Following a strong gain in August, Ontario posted the largest decline in September, a result of lower construction intentions for non-residential buildings. In Alberta, the decrease was largely attributable to lower construction intentions for multi-family dwellings and for commercial and industrial buildings. The decrease in Quebec originated largely from all three components of the non-residential sector.
British Columbia posted the largest increase, followed by Nova Scotia and Manitoba. The advance in British Columbia came from commercial buildings and single-family dwellings. Nova Scotia’s gain was the result of higher construction intentions for institutional structures, multi-family dwellings and commercial buildings. In Manitoba, residential homes, commercial buildings and industrial construction were behind the increase.
Most census metropolitan areas post decreases The total value of permits fell in 23 of Canada’s 34 census metropolitan areas in September.
Hamilton, Toronto and Calgary posted the largest decreases. In Hamilton, the decline was attributable to industrial buildings, multi-family dwellings and institutional buildings, all of which had posted gains the previous month.
The decrease in Toronto originated from non-residential buildings. In Calgary, the decline was the result of lower construction intentions for non-residential buildings and multi-family dwellings.
The largest increases occurred in Vancouver, Victoria and Saskatoon. The gain in Vancouver came from higher construction intentions for commercial buildings and, to a lesser extent, for single homes and industrial buildings.
Victoria’s increase was the result of higher construction intentions for commercial and residential buildings. Institutional buildings and single-family dwellings were behind the advance in Saskatoon.
Note to readers Unless otherwise stated, this release presents seasonally adjusted data, which facilitates comparisons by removing the effects of seasonal variations. For more information on seasonal adjustment, see Seasonal adjustment and identifying economic trends.
The Building Permits Survey covers 2,400 municipalities representing 95% of the population.
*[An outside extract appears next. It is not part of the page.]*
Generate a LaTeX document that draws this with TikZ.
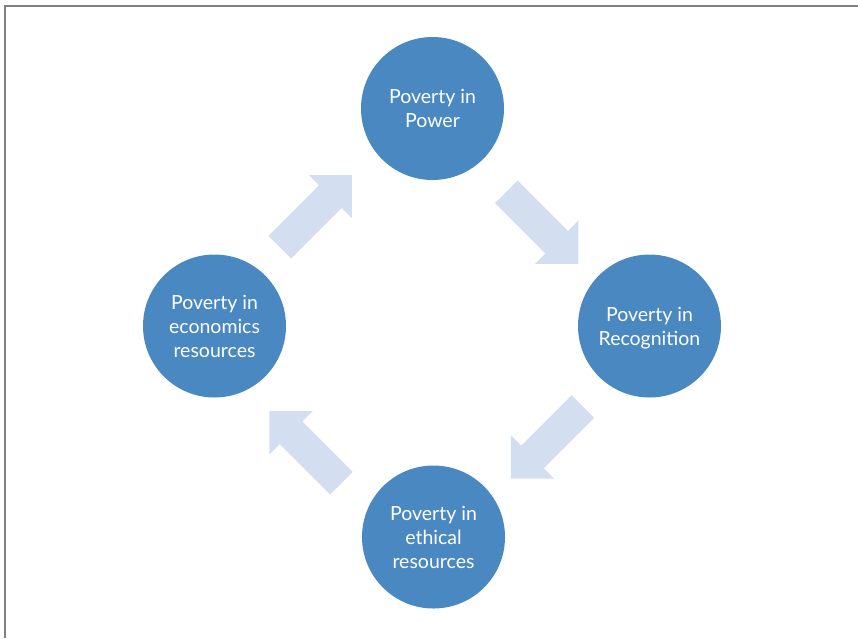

It provides an early indication of building activity.
The communities representing the other 5% of the population are very small, and their levels of building activity have little impact on the total for the entire population.
The value of planned construction activities shown in this release excludes engineering projects (for example, waterworks, sewers or culverts) and land.
For the purpose of this release, the census metropolitan area of Ottawa-Gatineau (Ontario/Quebec) is divided into two areas: Gatineau part and Ottawa part.
Revision Data for the current reference month are subject to revision based on late responses. Data have been revised for the previous month.